Granulate / gprofiler

gProfiler is a system-wide profiler, combining multiple sampling profilers to produce unified visualization of what your CPU is spending time on.
https://profiler.granulate.io
Apache License 2.0
743 stars 54 forks source link

perf: improve "smart" perf heuristic to ignore [unknown] frames #798

Closed Jongy closed 1 year ago

Jongy commented 1 year ago

--perf-mode=smart is a mode which runs two perfs, in DWARF and FP mode, and per-PID selects either the DWARF or FP stacks, depending on which are "deeper", under the assumption that if either DWARF or FP fail, the stack will be shallow. (Just as a note, many compiled programs are not built with FP so FP perf fails, while DWARF succeeds if debugging information is present; and Golang programs, from our experience, succeed with FP but fail with DWARF. That's the reason we have both).

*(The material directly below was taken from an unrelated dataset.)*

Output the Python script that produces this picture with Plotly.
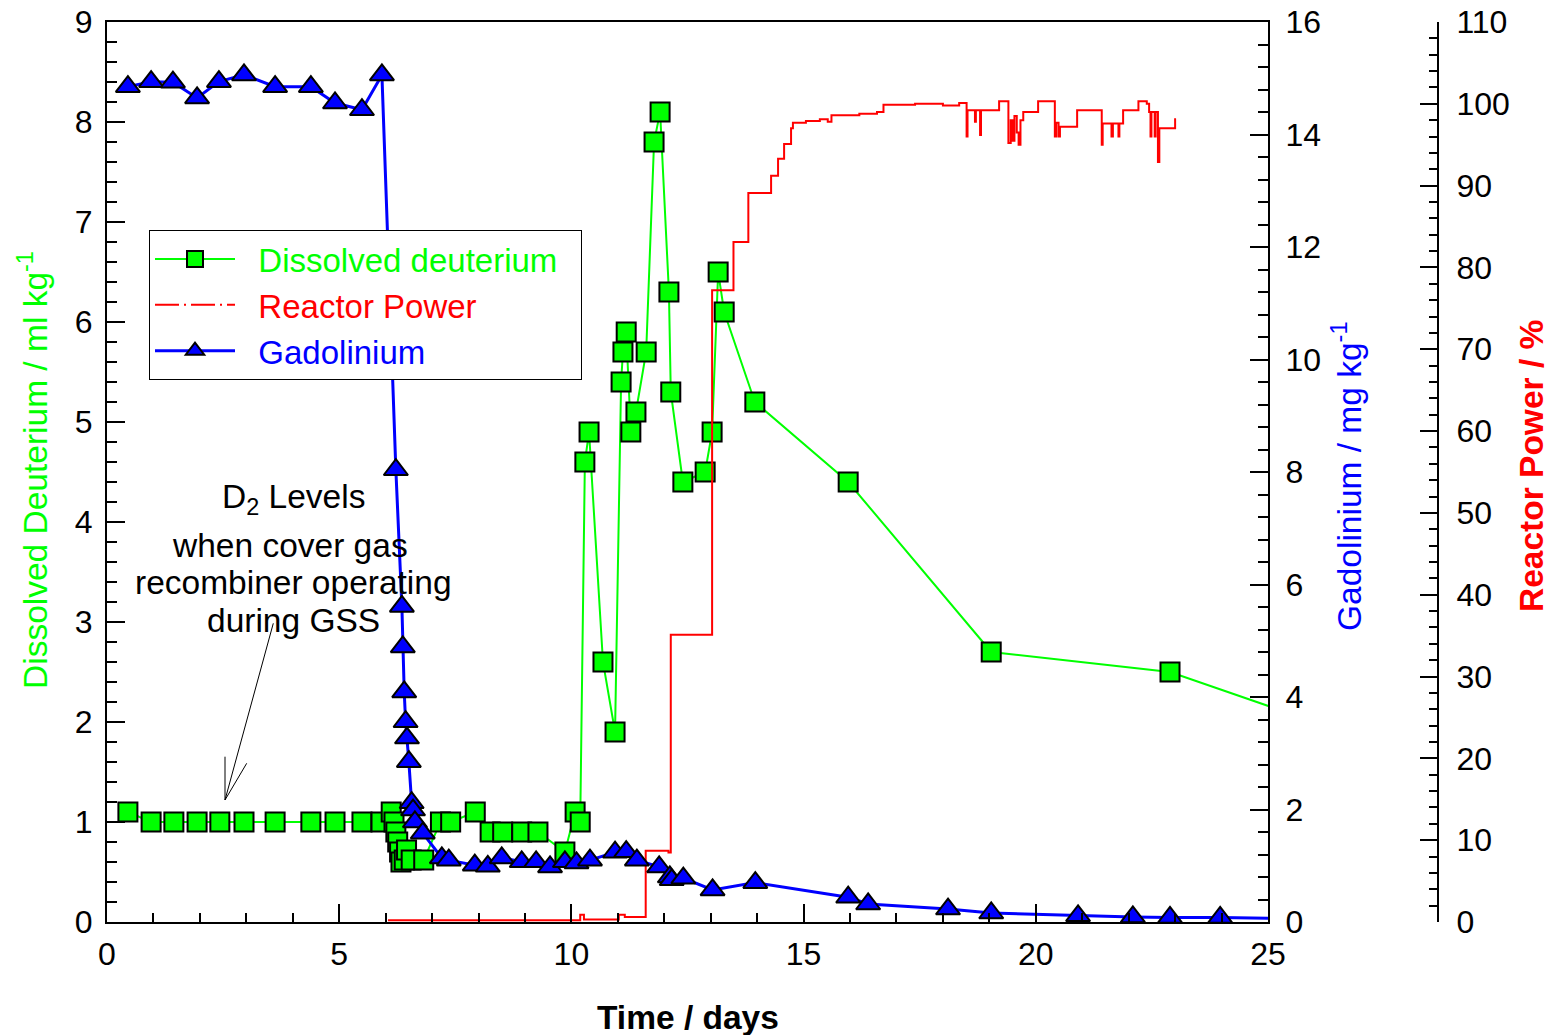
import plotly.graph_objects as go

# ---------------- data ----------------
d2_time = [0.45, 0.95, 1.44, 1.94, 2.43, 2.95, 3.62, 4.39, 4.91, 5.49, 5.90,
           6.12, 6.18, 6.22, 6.26, 6.30, 6.33, 6.40, 6.45, 6.55, 6.82,
           7.18, 7.40, 7.93, 8.25, 8.52, 8.93, 9.28, 9.86, 10.08, 10.19,
           10.29, 10.38, 10.68, 10.94, 11.07, 11.11, 11.18, 11.28, 11.39, 11.61,
           11.78, 11.91, 12.10, 12.14, 12.40, 12.88, 13.03, 13.16, 13.29, 13.95,
           15.96, 19.04, 22.89, 26.5]
d2_value = [1.1, 1.0, 1.0, 1.0, 1.0, 1.0, 1.0, 1.0, 1.0, 1.0, 1.0,
            1.1, 1.0, 0.9, 0.8, 0.7, 0.6, 0.62, 0.72, 0.62, 0.62,
            1.0, 1.0, 1.1, 0.9, 0.9, 0.9, 0.9, 0.7, 1.1, 1.0,
            4.6, 4.9, 2.6, 1.9, 5.4, 5.7, 5.9, 4.9, 5.1, 5.7,
            7.8, 8.1, 6.3, 5.3, 4.4, 4.5, 4.9, 6.5, 6.1, 5.2,
            4.4, 2.7, 2.5, 1.92]

gd_time = [0.45, 0.95, 1.42, 1.94, 2.41, 2.95, 3.62, 4.39, 4.91, 5.49, 5.92,
           6.22, 6.35, 6.37, 6.40, 6.43, 6.46, 6.50, 6.56, 6.59, 6.63, 6.80,
           7.21, 7.36, 7.92, 8.20, 8.50, 8.93, 9.24, 9.54, 9.86, 10.11,
           10.40, 10.94, 11.18, 11.41, 11.89, 12.12, 12.16, 12.41, 13.04, 13.96,
           15.96, 16.39, 18.11, 19.04, 20.91, 22.09, 22.89, 23.97, 26.0]
gd_value = [14.85, 14.94, 14.93, 14.65, 14.94, 15.06, 14.85, 14.85, 14.56, 14.44, 15.06,
            8.04, 5.61, 4.89, 4.09, 3.56, 3.27, 2.85, 2.12, 1.99, 1.78, 1.58,
            1.14, 1.10, 1.01, 0.99, 1.14, 1.07, 1.07, 0.98, 1.07, 1.05,
            1.10, 1.24, 1.25, 1.10, 0.98, 0.80, 0.75, 0.78, 0.57, 0.70,
            0.44, 0.32, 0.23, 0.16, 0.11, 0.09, 0.08, 0.08, 0.05]

power_time = [6.05, 10.19, 10.27, 11.02, 11.15, 11.60, 12.09, 12.14, 13.03, 13.49,
              13.81, 14.30, 14.45, 14.58, 14.73, 14.77, 15.05, 15.35, 15.52, 15.60,
              16.20, 16.58, 16.72, 17.40, 18.00, 18.35, 18.51, 18.53, 18.69, 18.71,
              18.80, 18.82, 19.21, 19.41, 19.46, 19.50, 19.54, 19.59, 19.63, 19.67,
              19.73, 20.05, 20.41, 20.44, 20.49, 20.52, 20.89, 21.42, 21.44, 21.63,
              21.66, 21.78, 21.80, 21.88, 22.21, 22.39, 22.44, 22.47, 22.49, 22.56,
              22.58, 22.63, 22.66, 23.00, 23.02]
power_value = [0.2, 0.9, 0.3, 0.9, 0.6, 8.7, 8.5, 35.1, 77.2, 83.1,
               89.1, 91.2, 93.3, 95.1, 97.0, 97.7, 97.9, 98.1, 97.8, 98.6,
               98.8, 99.0, 99.9, 100.0, 99.8, 100.1, 96.0, 99.2, 97.8, 99.2,
               96.2, 99.2, 100.3, 95.2, 98.0, 95.5, 98.5, 96.5, 95.0, 98.0,
               99.0, 100.3, 96.0, 97.7, 96.0, 97.2, 99.2, 95.0, 97.6, 96.0,
               97.6, 96.0, 97.6, 99.2, 100.3, 100.0, 99.0, 96.0, 99.0, 96.0,
               99.0, 92.9, 97.0, 98.1, 98.1]

x_ticks = [0, 5, 10, 15, 20, 25]

FONT = "Liberation Sans, Arial, sans-serif"
GREEN = "#00ff00"
RED = "#ff0000"
BLUE = "#0000ff"
TXT = 33.5
TICK = 32

fig = go.Figure()

fig.add_trace(go.Scatter(
    x=d2_time, y=d2_value, mode="lines+markers",
    name="&nbsp;&nbsp;<span style='color:#00ff00'>Dissolved deuterium</span>&nbsp;&nbsp;",
    line=dict(color=GREEN, width=2),
    marker=dict(symbol="square", size=19, color=GREEN, line=dict(color="black", width=2)),
    yaxis="y", legendrank=1))

fig.add_trace(go.Scatter(
    x=power_time, y=power_value, mode="lines", line_shape="hv",
    name="Reactor Power",
    line=dict(color=RED, width=2),
    yaxis="y2", showlegend=False))

fig.add_trace(go.Scatter(
    x=[None], y=[None], mode="lines",
    name="&nbsp;&nbsp;<span style='color:#ff0000'>Reactor Power</span>",
    line=dict(color=RED, width=2, dash="24px,5px,2px,5px"),
    yaxis="y2", legendrank=2))

fig.add_trace(go.Scatter(
    x=gd_time, y=gd_value, mode="lines+markers",
    name="&nbsp;&nbsp;<span style='color:#0000ff'>Gadolinium</span>",
    line=dict(color=BLUE, width=3),
    marker=dict(symbol="triangle-up", size=21, color=BLUE, line=dict(color="black", width=2)),
    yaxis="y3", legendrank=3))

# the page's body margin is removed below, so the figure fills the window
W, H = 1552, 1035
L, T = 107, 22
R = 10
B = H - 922
pw = W - L - R
ph = H - T - B
x_end = (1268 - 107) / pw
p_pos = (1438 - 107) / pw

common = dict(showline=True, linecolor="black", linewidth=2, ticks="inside",
              tickcolor="black", tickwidth=2, showgrid=False, zeroline=False,
              automargin=False, ticklabeloverflow="allow",
              tickfont=dict(family=FONT, size=TICK, color="black"))

fig.update_layout(
    width=W, height=H,
    margin=dict(l=L, r=R, t=T, b=B, autoexpand=False),
    paper_bgcolor="white", plot_bgcolor="white",
    font=dict(family=FONT, size=TXT, color="black"),
    showlegend=True,
    legend=dict(x=(149 - 107) / pw, y=(922 - 230) / ph, xanchor="left", yanchor="top",
                bordercolor="black", borderwidth=1, bgcolor="white",
                font=dict(family=FONT, size=33), tracegroupgap=0,
                itemwidth=80),
    xaxis=dict(range=[0, 25], domain=[0, x_end], tickvals=x_ticks, ticklen=18,
               mirror=True, ticklabelstandoff=3,
               minor=dict(dtick=1, ticklen=9, ticks="inside", tickcolor="black", tickwidth=2),
               **common),
    yaxis=dict(range=[0, 9], dtick=1, ticklen=18, ticklabelstandoff=6,
               minor=dict(dtick=0.2, ticklen=10, ticks="inside", tickcolor="black", tickwidth=2),
               **common),
    yaxis2=dict(range=[0, 110], dtick=10, ticklen=17, overlaying="y", side="right",
                anchor="free", position=p_pos, ticklabelstandoff=11,
                minor=dict(dtick=2, ticklen=8, ticks="inside", tickcolor="black", tickwidth=2),
                **common),
    yaxis3=dict(range=[0, 16], dtick=2, ticklen=18, overlaying="y", side="right",
                anchor="x", ticklabelstandoff=9,
                minor=dict(dtick=0.4, ticklen=10, ticks="inside", tickcolor="black", tickwidth=2),
                **common),
)

# positions below are given in window pixels
def px_x(px):
    return (px - 107) / pw

def px_y(py):
    return (922 - py) / ph

annots = [
    dict(text="<b>Time / days</b>", x=px_x(688), y=px_y(1017), font=dict(size=TXT, color="black", family=FONT)),
    dict(text="Dissolved Deuterium / ml kg<sup>-1</sup>", x=px_x(33), y=px_y(470),
         font=dict(size=TXT, color=GREEN, family=FONT), textangle=-90),
    dict(text="Gadolinium / mg kg<sup>-1</sup>", x=px_x(1347), y=px_y(477),
         font=dict(size=TXT, color=BLUE, family=FONT), textangle=-90),
    dict(text="<b>Reactor Power / %</b>", x=px_x(1532), y=px_y(466),
         font=dict(size=TXT, color=RED, family=FONT), textangle=-90),
    dict(text="D<sub>2</sub> Levels", x=px_x(293), y=px_y(499), font=dict(size=TXT, color="black", family=FONT)),
    dict(text="when cover gas", x=px_x(290), y=px_y(545), font=dict(size=TXT, color="black", family=FONT)),
    dict(text="recombiner operating", x=px_x(293), y=px_y(582), font=dict(size=TXT, color="black", family=FONT)),
    dict(text="during GSS", x=px_x(293), y=px_y(620), font=dict(size=TXT, color="black", family=FONT)),
]
for a in annots:
    fig.add_annotation(xref="paper", yref="paper", showarrow=False,
                       xanchor="center", yanchor="middle", **a)

# arrow pointing at the D2 level
arrow_lines = [
    ((273.3, 623.3), (225, 800)),
    ((225, 800), (225, 756.7)),
    ((225, 800), (246.7, 763.3)),
]
for (x0, y0), (x1, y1) in arrow_lines:
    fig.add_shape(type="line", xref="paper", yref="paper",
                  x0=px_x(x0), y0=px_y(y0), x1=px_x(x1), y1=px_y(y1),
                  line=dict(color="black", width=1))

fig.write_html("out.html",
               config={"displayModeBar": False},
               post_script="document.body.style.margin='0';document.body.style.overflow='hidden';")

The heuristic is implemented in get_average_frame_count and it's a simple check of depth. However, from what I've recently seen, DWARF stacks can be rather deep but all are [unknown]. In such cases, we don't want to account them.

  1. Fix get_average_frame_count to avoid accounting [unknown] frames in the depth check
  2. Add a test that shows that if DWARF is deeper than FP (or vice versa) but the depth is mostly [unknown]. then FP is selected (or DWARF in the opposite case).